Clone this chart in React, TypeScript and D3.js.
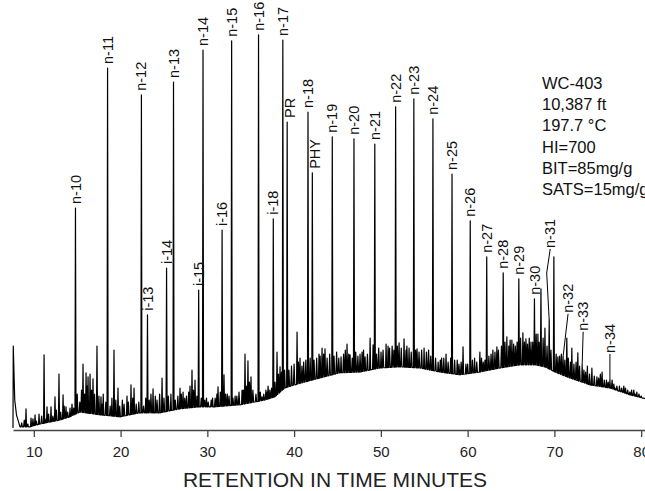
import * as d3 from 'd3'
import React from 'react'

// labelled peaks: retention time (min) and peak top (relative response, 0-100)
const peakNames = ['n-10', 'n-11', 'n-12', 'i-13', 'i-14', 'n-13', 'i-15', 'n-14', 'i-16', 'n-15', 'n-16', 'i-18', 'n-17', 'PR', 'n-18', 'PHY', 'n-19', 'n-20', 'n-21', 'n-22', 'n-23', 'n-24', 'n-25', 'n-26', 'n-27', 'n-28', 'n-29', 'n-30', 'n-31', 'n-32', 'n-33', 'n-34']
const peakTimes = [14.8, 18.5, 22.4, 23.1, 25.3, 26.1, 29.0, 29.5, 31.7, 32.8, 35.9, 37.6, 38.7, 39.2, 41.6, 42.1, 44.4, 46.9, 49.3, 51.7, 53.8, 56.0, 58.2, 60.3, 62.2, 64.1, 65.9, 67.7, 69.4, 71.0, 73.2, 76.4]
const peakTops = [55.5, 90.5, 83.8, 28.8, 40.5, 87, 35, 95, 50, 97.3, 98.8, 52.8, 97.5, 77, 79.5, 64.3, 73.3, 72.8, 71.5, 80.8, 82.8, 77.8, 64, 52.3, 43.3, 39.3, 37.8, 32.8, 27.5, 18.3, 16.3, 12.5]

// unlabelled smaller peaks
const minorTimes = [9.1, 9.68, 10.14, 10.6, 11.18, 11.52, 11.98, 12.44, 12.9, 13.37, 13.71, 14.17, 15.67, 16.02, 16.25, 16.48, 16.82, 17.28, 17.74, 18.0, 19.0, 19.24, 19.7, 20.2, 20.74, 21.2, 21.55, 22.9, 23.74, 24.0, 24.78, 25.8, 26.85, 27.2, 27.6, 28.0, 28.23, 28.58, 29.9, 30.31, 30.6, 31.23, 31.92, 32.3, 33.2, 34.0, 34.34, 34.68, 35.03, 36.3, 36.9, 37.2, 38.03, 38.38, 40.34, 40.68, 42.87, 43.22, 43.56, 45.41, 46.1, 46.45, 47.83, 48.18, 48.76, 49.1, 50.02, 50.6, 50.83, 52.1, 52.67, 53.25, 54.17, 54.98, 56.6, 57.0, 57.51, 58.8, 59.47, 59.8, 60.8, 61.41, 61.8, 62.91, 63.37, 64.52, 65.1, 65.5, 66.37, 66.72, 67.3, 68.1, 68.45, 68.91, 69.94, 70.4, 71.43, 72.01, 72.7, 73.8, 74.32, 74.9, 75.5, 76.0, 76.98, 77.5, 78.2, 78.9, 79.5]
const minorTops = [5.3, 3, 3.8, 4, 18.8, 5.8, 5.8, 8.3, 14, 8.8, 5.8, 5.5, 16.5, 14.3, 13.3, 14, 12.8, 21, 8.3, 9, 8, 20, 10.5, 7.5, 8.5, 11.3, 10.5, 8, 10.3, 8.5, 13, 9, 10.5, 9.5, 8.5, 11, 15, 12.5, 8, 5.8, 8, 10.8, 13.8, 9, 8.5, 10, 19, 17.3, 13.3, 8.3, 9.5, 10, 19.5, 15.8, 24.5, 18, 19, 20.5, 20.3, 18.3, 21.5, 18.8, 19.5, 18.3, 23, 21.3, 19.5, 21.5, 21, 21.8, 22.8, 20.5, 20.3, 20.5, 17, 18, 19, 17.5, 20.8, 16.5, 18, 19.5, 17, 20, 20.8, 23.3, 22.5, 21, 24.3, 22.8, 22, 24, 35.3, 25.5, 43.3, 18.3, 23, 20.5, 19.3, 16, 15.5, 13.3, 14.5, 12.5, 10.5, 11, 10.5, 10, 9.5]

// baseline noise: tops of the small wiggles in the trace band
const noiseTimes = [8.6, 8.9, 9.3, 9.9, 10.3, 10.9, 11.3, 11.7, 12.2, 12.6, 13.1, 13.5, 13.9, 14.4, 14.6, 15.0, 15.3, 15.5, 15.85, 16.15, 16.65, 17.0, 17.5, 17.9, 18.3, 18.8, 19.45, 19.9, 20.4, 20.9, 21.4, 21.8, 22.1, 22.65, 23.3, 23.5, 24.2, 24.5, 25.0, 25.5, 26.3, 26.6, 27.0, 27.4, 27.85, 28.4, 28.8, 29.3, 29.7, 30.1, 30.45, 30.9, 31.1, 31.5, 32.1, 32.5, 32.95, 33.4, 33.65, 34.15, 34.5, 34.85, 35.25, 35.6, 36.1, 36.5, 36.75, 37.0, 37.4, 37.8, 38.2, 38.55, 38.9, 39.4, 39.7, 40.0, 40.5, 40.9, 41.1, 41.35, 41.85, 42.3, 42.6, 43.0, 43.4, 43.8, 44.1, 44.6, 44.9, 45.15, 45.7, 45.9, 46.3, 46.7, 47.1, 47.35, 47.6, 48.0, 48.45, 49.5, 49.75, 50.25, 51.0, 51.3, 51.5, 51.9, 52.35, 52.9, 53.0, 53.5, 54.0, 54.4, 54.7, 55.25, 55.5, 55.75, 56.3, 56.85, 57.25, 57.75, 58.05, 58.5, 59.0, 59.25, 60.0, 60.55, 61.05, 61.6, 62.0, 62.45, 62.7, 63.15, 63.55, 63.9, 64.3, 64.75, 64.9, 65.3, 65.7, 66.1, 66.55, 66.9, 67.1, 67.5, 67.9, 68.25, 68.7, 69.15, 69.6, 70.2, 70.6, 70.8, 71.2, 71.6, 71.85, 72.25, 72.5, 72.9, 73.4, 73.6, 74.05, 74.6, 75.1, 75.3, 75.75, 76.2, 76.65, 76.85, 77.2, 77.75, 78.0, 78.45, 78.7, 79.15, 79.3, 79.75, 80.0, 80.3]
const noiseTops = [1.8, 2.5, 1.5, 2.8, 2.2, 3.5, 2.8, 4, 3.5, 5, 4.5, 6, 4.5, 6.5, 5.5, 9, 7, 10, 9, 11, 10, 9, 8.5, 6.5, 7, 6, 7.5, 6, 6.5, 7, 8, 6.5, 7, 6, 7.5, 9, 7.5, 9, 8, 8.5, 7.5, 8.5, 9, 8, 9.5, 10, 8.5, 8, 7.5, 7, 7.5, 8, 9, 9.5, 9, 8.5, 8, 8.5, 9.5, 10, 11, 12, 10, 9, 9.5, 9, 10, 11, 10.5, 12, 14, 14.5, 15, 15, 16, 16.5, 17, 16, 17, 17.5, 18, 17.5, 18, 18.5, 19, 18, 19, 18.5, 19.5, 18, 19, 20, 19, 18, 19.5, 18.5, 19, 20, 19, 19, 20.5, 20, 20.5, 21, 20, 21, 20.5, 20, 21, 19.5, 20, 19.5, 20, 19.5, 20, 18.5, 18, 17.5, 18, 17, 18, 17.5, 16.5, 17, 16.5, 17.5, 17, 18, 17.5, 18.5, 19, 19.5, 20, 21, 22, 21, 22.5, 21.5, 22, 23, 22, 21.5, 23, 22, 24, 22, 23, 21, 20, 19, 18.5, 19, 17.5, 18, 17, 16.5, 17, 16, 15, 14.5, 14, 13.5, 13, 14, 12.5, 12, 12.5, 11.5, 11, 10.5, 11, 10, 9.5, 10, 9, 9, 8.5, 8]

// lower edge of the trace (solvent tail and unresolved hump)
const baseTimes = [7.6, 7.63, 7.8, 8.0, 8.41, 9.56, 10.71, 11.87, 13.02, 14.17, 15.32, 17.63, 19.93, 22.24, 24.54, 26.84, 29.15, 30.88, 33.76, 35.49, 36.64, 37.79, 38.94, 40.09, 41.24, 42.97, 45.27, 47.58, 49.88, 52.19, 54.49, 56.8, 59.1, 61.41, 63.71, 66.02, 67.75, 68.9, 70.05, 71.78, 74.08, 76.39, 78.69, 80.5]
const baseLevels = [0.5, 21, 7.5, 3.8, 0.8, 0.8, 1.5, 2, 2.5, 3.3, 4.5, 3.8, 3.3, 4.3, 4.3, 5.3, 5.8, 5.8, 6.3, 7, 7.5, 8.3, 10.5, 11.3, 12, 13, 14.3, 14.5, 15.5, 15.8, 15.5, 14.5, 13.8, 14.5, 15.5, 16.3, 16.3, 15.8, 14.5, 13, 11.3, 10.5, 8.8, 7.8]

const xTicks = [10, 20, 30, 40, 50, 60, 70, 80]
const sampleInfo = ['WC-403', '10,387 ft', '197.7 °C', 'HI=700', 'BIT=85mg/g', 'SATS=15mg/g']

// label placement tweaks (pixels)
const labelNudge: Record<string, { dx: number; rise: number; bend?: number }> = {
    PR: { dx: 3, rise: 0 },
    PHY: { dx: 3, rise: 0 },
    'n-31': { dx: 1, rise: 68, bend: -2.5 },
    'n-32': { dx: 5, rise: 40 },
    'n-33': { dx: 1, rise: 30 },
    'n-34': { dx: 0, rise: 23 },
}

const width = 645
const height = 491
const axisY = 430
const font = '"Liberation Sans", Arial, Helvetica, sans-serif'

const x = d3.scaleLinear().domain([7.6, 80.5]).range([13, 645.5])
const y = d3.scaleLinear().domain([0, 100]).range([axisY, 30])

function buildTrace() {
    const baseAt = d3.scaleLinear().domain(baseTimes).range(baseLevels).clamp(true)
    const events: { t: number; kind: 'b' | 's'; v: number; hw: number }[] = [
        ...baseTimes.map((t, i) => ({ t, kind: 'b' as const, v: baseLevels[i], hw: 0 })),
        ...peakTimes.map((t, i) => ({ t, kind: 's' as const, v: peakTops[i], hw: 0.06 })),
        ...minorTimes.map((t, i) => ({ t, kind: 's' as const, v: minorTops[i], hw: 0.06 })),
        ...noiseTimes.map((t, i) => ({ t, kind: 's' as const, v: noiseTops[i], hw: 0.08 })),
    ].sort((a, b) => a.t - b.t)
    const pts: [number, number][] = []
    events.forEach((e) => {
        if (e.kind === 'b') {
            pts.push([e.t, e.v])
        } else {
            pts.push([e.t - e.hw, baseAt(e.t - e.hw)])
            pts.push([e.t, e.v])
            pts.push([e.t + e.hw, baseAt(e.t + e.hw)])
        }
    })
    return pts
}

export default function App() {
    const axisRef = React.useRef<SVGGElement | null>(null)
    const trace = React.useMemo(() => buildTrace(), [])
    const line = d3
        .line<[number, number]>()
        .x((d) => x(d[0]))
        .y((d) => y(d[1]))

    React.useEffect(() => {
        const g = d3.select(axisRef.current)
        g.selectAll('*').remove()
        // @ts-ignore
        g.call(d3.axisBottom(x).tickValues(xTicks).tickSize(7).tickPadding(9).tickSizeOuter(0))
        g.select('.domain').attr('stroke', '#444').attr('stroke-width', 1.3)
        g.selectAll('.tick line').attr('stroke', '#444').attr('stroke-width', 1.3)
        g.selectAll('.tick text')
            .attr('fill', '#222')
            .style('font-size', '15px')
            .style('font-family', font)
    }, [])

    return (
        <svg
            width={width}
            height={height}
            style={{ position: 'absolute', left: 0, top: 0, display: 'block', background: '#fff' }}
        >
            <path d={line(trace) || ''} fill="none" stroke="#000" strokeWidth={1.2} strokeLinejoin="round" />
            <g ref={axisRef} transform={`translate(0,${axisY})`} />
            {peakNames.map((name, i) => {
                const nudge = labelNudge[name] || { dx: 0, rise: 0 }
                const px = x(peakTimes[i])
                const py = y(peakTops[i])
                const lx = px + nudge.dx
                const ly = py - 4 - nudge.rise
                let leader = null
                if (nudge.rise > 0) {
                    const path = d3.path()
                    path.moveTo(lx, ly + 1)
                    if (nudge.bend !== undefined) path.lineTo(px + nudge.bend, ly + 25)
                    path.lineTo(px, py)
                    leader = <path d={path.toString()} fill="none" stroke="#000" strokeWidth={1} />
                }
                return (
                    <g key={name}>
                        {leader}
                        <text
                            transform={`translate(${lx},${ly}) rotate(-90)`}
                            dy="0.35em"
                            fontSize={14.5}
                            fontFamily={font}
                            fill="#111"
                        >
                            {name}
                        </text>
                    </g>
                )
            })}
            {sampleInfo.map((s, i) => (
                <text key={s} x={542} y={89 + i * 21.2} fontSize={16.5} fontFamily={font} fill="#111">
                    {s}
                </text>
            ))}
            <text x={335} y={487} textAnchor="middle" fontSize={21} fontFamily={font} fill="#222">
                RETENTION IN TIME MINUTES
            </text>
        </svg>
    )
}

Short problem: Write out an exact copy of the listing, first line through the line containing "import React from 'react'", with the pictures left out.

Full response:
Clone this chart in React, TypeScript and D3.js.
import * as d3 from 'd3'
import React from 'react'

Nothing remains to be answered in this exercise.